The Dalai Lama left Tibet fearing persecution after a failed uprising in the years after the People’s Liberation Army of China entered Tibet in 1950 and exerted increasing control on the self-declared independent state.


China considers Tibet an inseparable part of mainland China and denies it was independent before China’s 1950 military campaign. The Dalai Lama has called for greater autonomy for Tibet and promotes a middle way for resolution with China for the future, but China views the Dalai Lama as calling for independence and as a separatist, creating a stalemate for ceased talks.


The Dalai Lama’s trek over the mountains to India, the establishment of a government in exile in Dharamsala and his extensive travels around the world, over many years promoting non-violence and human rights, have become one of the most dominating refugee stories of this, and the last, century, raising his status at times to that of a celebrity. He has been received and supported by politicians and celebrities throughout the world and in 1989 won the Nobel Peace Prize.


The Dalai Lama cites dreams stating that he will live until 113 years of age, but as decades pass and international attention strays to other conflicts, bringing their own heart-rendering refugee crisis, many commentators now say Tibetan Buddhism is at a crossroads.


The reality of returning to Tibet, for those wishing for return, is very distant, according to assessments by independent observers. The region is facing China’s continuing stronghold and the allegations of destruction of Tibetan culture, the militarization of the region and the migration of much ethnic Chinese to make Tibetans a minority in their own land, and China’s steadfast lack of willingness to negotiate has led to years of a political stalemate.

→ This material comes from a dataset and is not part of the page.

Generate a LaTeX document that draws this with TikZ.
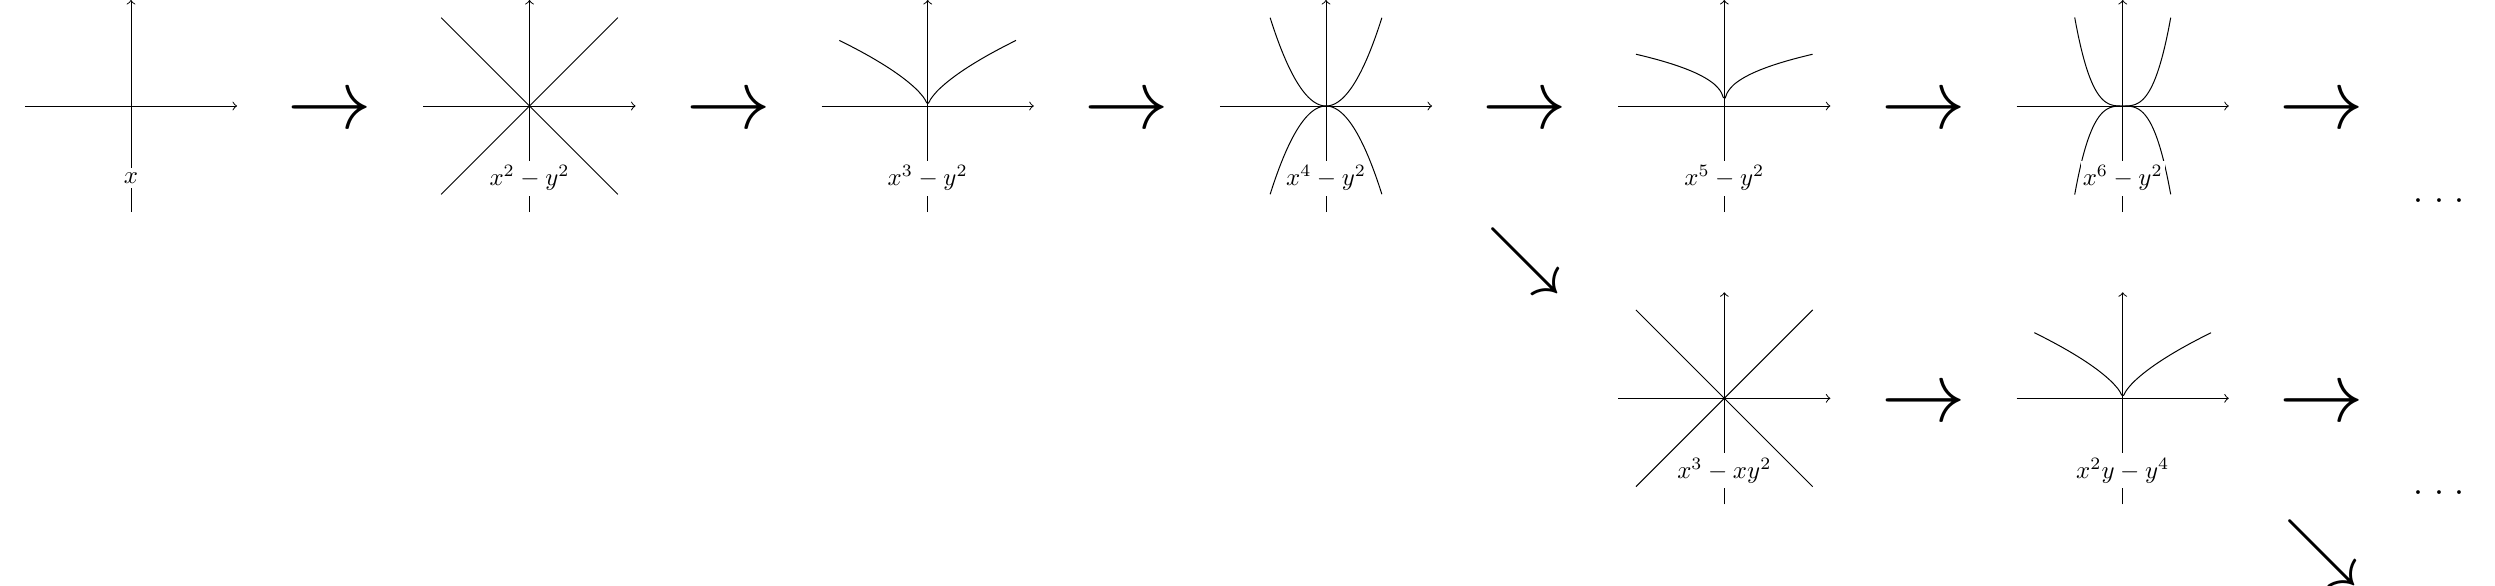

But many questions remain about which path the situation will take once the magnetism of the Dalai Lama, now a healthy 82-years-old, is no longer around? Can a non-violent movement be maintained, or will increasing violence dominate the fight? Will international forgetfulness about a long, peaceful struggle, turn into acceptance of the status quo, as China’s influence strengthens and more generations of Tibetans are born outside Tibet?


Lobsang Sangay, the elected president of the Tibetan government-in-exile, or Central Tibetan Administration (CTA), located in Dharamsala, is the political leader of the movement after the Dalai Lama called for a separation of political and religious power in 2011.


While the persistent drive for peace and non-violence continues as time heads towards 60 years since the Dalai Lama fled his homeland, some say China is just waiting to appoint their own chosen and sympathetic Dalai Lama in his place, as they did after the 1995 death of the Panchen Lama, the second holiest position in Tibetan Buddhism. Beijing’s insistence to have the last word on reincarnation has put into a fog the Dalai’s own reincarnation.


The Dalai Lama, in his ever-positive look on life, has referred to the worldwide spread of Tibetan Buddhism as the positive legacy of the crisis. Indeed, the Dalai Lama and Tibetan Buddhism are virtually household names and Tibetan Buddhism schools are thriving in many nations.